CHALLENGE:
Starting at the first line of the listing below, repeat each line up to and including the one containing "return (px - L) / PW". Leave out pictures.

EXERCISE INPUT:

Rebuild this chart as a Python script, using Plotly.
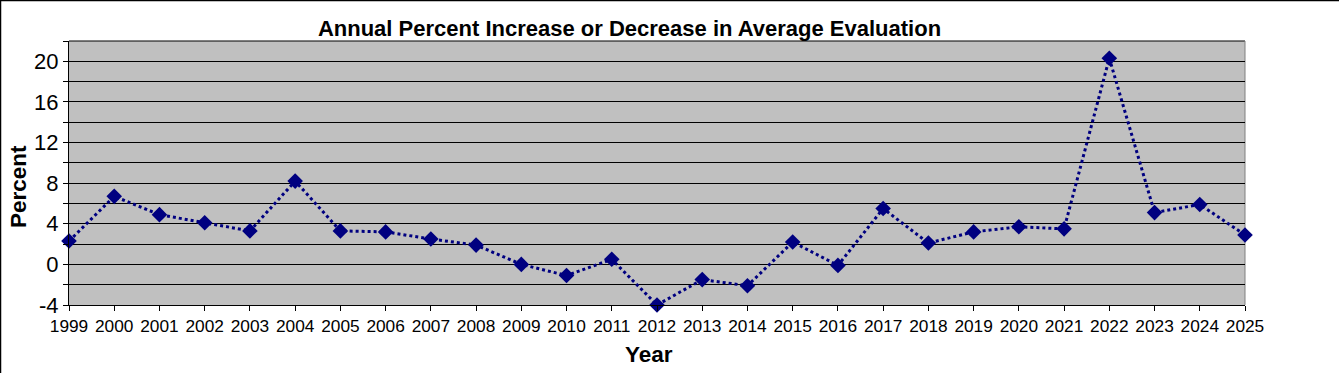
import plotly.graph_objects as go

years = list(range(1999, 2026))
percent_change = [2.3, 6.7, 4.9, 4.1, 3.3, 8.2, 3.3, 3.2, 2.5, 1.9, 0.0, -1.1, 0.5,
                  -4.0, -1.5, -2.1, 2.2, -0.1, 5.5, 2.1, 3.2, 3.7, 3.5, 20.3, 5.1, 5.9, 2.9]
y_tick_vals = list(range(-4, 23, 2))
y_tick_text = [str(v) if v % 4 == 0 else "" for v in y_tick_vals]

W, H = 1339, 373
L, R, T, B = 69, 94, 41, 68
PW, PH = W - L - R, H - T - B

def px_x(px):
    return (px - L) / PW

def px_y(py):
    return (H - B - py) / PH

FONT = "Liberation Sans, Arial, sans-serif"
NAVY = "#000080"

fig = go.Figure()
fig.add_trace(go.Scatter(
    x=years, y=percent_change, mode="lines+markers",
    line=dict(color=NAVY, width=3, dash="dot"),
    marker=dict(symbol="diamond", size=12, color=NAVY),
    cliponaxis=False, showlegend=False,
))

fig.update_layout(
    width=W, height=H,
    margin=dict(l=L, r=R, t=T, b=B, autoexpand=False),
    paper_bgcolor="white", plot_bgcolor="#C0C0C0",
    font=dict(family=FONT, color="black"),
    xaxis=dict(
        range=[1999, 2025], tickvals=years, ticktext=[str(y) for y in years],
        showgrid=False, zeroline=False, showline=True, linecolor="black", linewidth=1,
        ticks="outside", ticklen=5, tickcolor="black", tickfont=dict(size=17.3, family=FONT),
        automargin=False,
    ),
    yaxis=dict(
        range=[-4, 22], tickvals=y_tick_vals, ticktext=y_tick_text,
        showgrid=True, gridcolor="black", gridwidth=1, zeroline=False,
        showline=True, linecolor="black", linewidth=1,
        ticks="outside", ticklen=5, tickcolor="black", tickfont=dict(size=22, family=FONT),
        automargin=False,
    ),
    title=dict(
        text="<b>Annual Percent Increase or Decrease in Average Evaluation</b>",
        x=(629.5) / W, xanchor="center", y=1 - 28.5 / H, yanchor="middle",
        font=dict(size=22, family=FONT, color="black"),
        automargin=False,
    ),
    annotations=[
        dict(text="<b>Year</b>", x=px_x(649), y=px_y(354), xref="paper", yref="paper",
             showarrow=False, xanchor="center", yanchor="middle",
             font=dict(size=22.5, family=FONT, color="black")),
        dict(text="<b>Percent</b>", x=px_x(18), y=px_y(187), xref="paper", yref="paper",
             showarrow=False, xanchor="center", yanchor="middle", textangle=-90,
             font=dict(size=22.5, family=FONT, color="black")),
    ],
    shapes=[
        dict(type="line", xref="paper", yref="paper", x0=px_x(0), x1=px_x(W),
             y0=px_y(0.5), y1=px_y(0.5), line=dict(color="black", width=1.5)),
        dict(type="line", xref="paper", yref="paper", x0=px_x(0.5), x1=px_x(0.5),
             y0=px_y(0), y1=px_y(H), line=dict(color="black", width=1.5)),
        dict(type="line", xref="paper", yref="paper", x0=0, x1=1, y0=1, y1=1,
             line=dict(color="black", width=1), layer="below"),
        dict(type="line", xref="paper", yref="paper", x0=1, x1=1, y0=0, y1=1,
             line=dict(color="#808080", width=1), layer="below"),
    ],
)

fig.write_html("out.html", config={"displayModeBar": False},
               post_script="document.body.style.margin='0';")
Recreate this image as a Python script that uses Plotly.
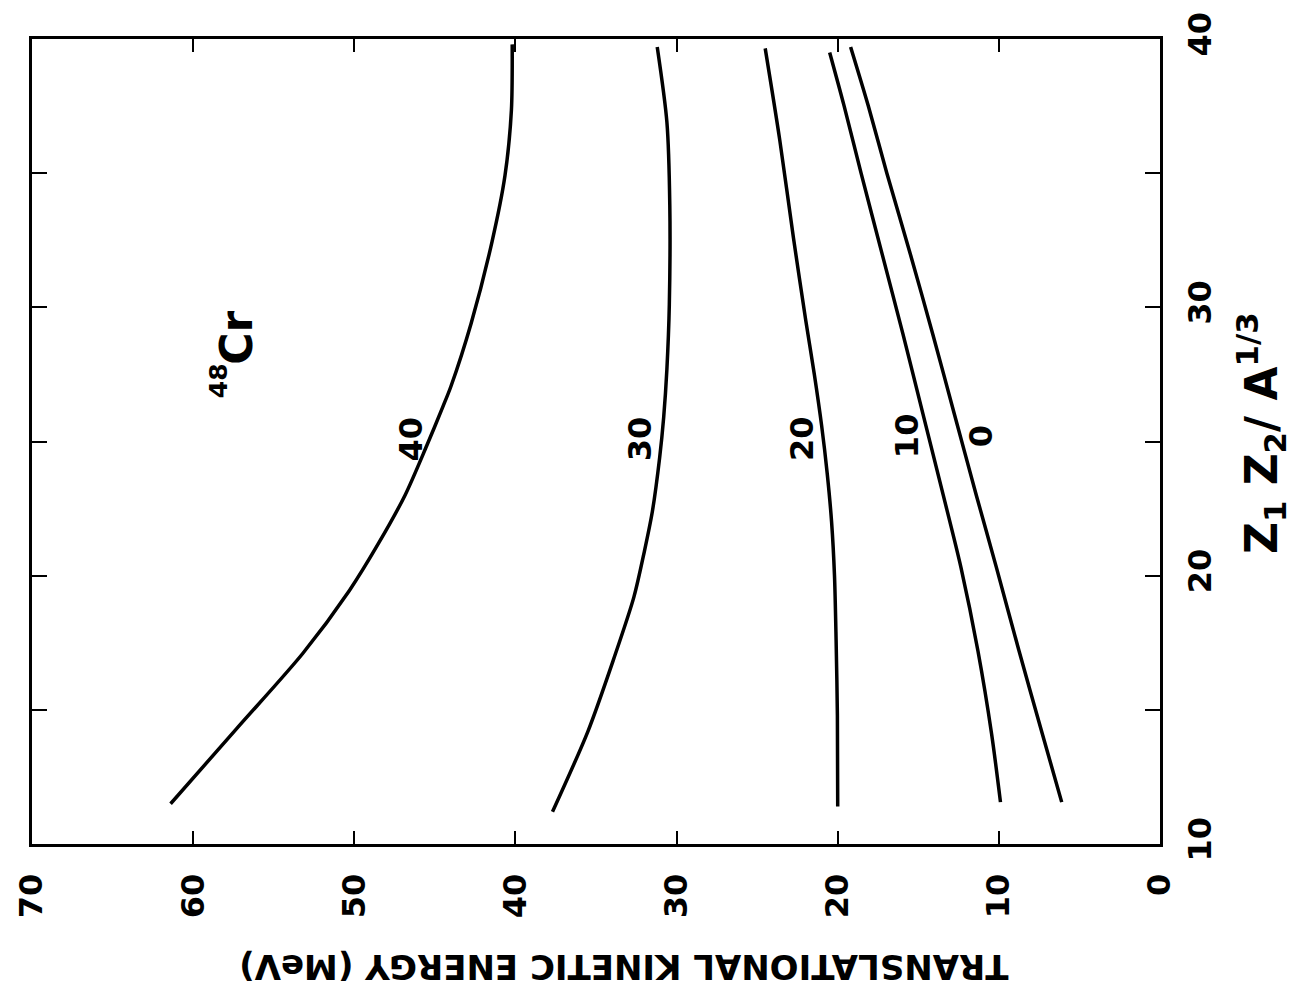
import plotly.graph_objects as go

# Z1*Z2/A^(1/3) (vertical axis) and translational kinetic energy in MeV (horizontal axis)
# for each curve, labelled by its parameter value.
z_l40 = [11.5, 14.3, 17.1, 19.45, 21.2, 23.0, 24.85, 26.3, 27.06, 29.4, 32.45, 34.9, 37.35, 39.8]
e_l40 = [61.4, 57.3, 53.2, 50.3, 48.5, 46.85, 45.5, 44.5, 44.0, 42.75, 41.45, 40.65, 40.25, 40.2]

z_l30 = [11.2, 14.2, 16.9, 19.2, 20.9, 22.4, 24.4, 25.9, 27.7, 30.1, 33.8, 36.9, 39.7]
e_l30 = [37.7, 35.5, 33.9, 32.65, 32.0, 31.5, 31.05, 30.8, 30.6, 30.45, 30.42, 30.6, 31.2]

z_l20 = [11.4, 14.8, 17.6, 20.0, 22.0, 23.8, 25.6, 27.5, 29.5, 32.6, 36.25, 39.65]
e_l20 = [20.0, 20.02, 20.1, 20.2, 20.38, 20.65, 21.0, 21.45, 21.98, 22.75, 23.6, 24.5]

z_l10 = [11.56, 14.1, 17.2, 20.3, 23.0, 26.0, 29.0, 32.0, 35.0, 37.5, 39.5]
e_l10 = [9.9, 10.45, 11.3, 12.35, 13.45, 14.7, 15.95, 17.25, 18.55, 19.6, 20.5]

z_l0 = [11.56, 14.1, 17.2, 20.3, 23.0, 26.0, 29.0, 32.0, 35.0, 37.5, 39.7]
e_l0 = [6.1, 7.3, 8.75, 10.15, 11.4, 12.75, 14.1, 15.5, 16.95, 18.1, 19.2]

curve_labels = ["40", "30", "20", "10", "0"]
label_e = [46.5, 32.3, 22.2, 15.7, 11.1]
label_z = [25.1, 25.1, 25.1, 25.2, 25.2]

energy_ticks = [0, 10, 20, 30, 40, 50, 60, 70]
z_ticks = [10, 20, 30, 40]

FONT = "DejaVu Sans"

fig = go.Figure()
for z, e in [(z_l40, e_l40), (z_l30, e_l30), (z_l20, e_l20), (z_l10, e_l10), (z_l0, e_l0)]:
    fig.add_trace(go.Scatter(x=e, y=z, mode="lines",
                             line=dict(color="black", width=3.5, shape="spline", smoothing=0.8),
                             showlegend=False, hoverinfo="skip"))

annotations = []
for txt, e, z in zip(curve_labels, label_e, label_z):
    annotations.append(dict(x=e, y=z, xref="x", yref="y", text=txt, showarrow=False,
                            textangle=-90, xanchor="center", yanchor="middle",
                            font=dict(family=FONT, size=32, color="black", weight="bold")))

# nucleus label
annotations.append(dict(x=57.3, y=28.85, xref="x", yref="y", text="Cr", showarrow=False,
                        textangle=-90, xanchor="center", yanchor="middle",
                        font=dict(family=FONT, size=44, color="black", weight="bold")))
annotations.append(dict(x=58.45, y=27.25, xref="x", yref="y", text="48", showarrow=False,
                        textangle=-90, xanchor="center", yanchor="middle",
                        font=dict(family=FONT, size=25, color="black", weight="bold")))

# axis titles, drawn rotated
annotations.append(dict(x=0.525, y=-0.152, xref="paper", yref="paper",
                        text="TRANSLATIONAL KINETIC ENERGY (MeV)", showarrow=False,
                        textangle=180, xanchor="center", yanchor="middle",
                        font=dict(family=FONT, size=34, color="black", weight="bold")))
annotations.append(dict(x=1.09, y=0.51, xref="paper", yref="paper",
                        text="Z<sub>1</sub> Z<sub>2</sub>/ A<sup>1/3</sup>", showarrow=False,
                        textangle=-90, xanchor="center", yanchor="middle",
                        font=dict(family=FONT, size=44, color="black", weight="bold")))

fig.update_layout(
    width=1294, height=993,
    margin=dict(l=23, r=134, t=28, b=149),
    paper_bgcolor="white", plot_bgcolor="white",
    annotations=annotations,
    xaxis=dict(range=[70, 0], tickvals=energy_ticks, ticks="inside", ticklen=13,
               tickwidth=2, tickcolor="black", showline=True, linewidth=3, linecolor="black",
               mirror="ticks", showgrid=False, zeroline=False, tickangle=-90,
               ticklabelstandoff=14,
               tickfont=dict(family=FONT, size=32, color="black", weight="bold")),
    yaxis=dict(range=[10, 40], side="right", tickvals=z_ticks,
               ticks="inside", ticklen=15, tickwidth=2, tickcolor="black",
               minor=dict(dtick=5, ticks="inside", ticklen=15, tickwidth=2,
                          tickcolor="black", showgrid=False),
               showline=True, linewidth=3, linecolor="black", mirror="ticks",
               showgrid=False, zeroline=False, tickangle=-90, ticklabelstandoff=10,
               tickfont=dict(family=FONT, size=32, color="black", weight="bold")),
)

fig.write_html("out.html")
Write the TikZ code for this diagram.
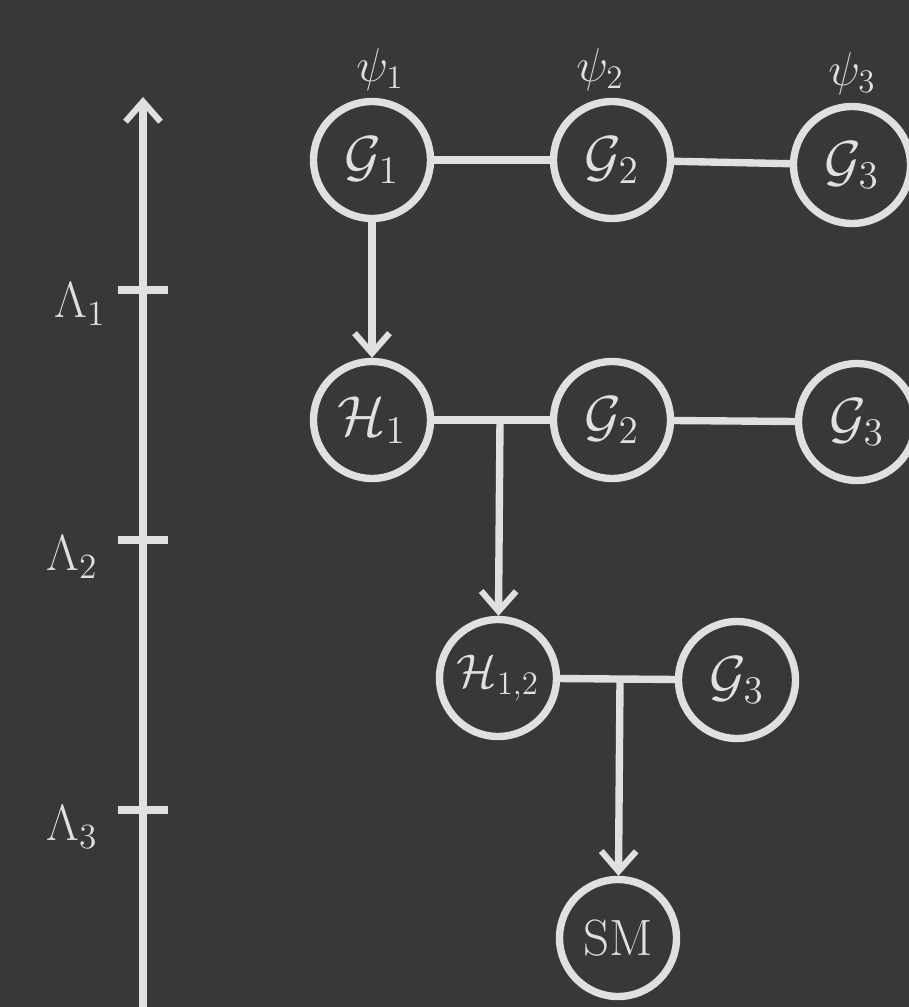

CORRECT ANSWER:
Rebuild this chart as a Python script, using Plotly.
import plotly.graph_objects as go

years = list(range(1999, 2026))
percent_change = [2.3, 6.7, 4.9, 4.1, 3.3, 8.2, 3.3, 3.2, 2.5, 1.9, 0.0, -1.1, 0.5,
                  -4.0, -1.5, -2.1, 2.2, -0.1, 5.5, 2.1, 3.2, 3.7, 3.5, 20.3, 5.1, 5.9, 2.9]
y_tick_vals = list(range(-4, 23, 2))
y_tick_text = [str(v) if v % 4 == 0 else "" for v in y_tick_vals]

W, H = 1339, 373
L, R, T, B = 69, 94, 41, 68
PW, PH = W - L - R, H - T - B

def px_x(px):
    return (px - L) / PW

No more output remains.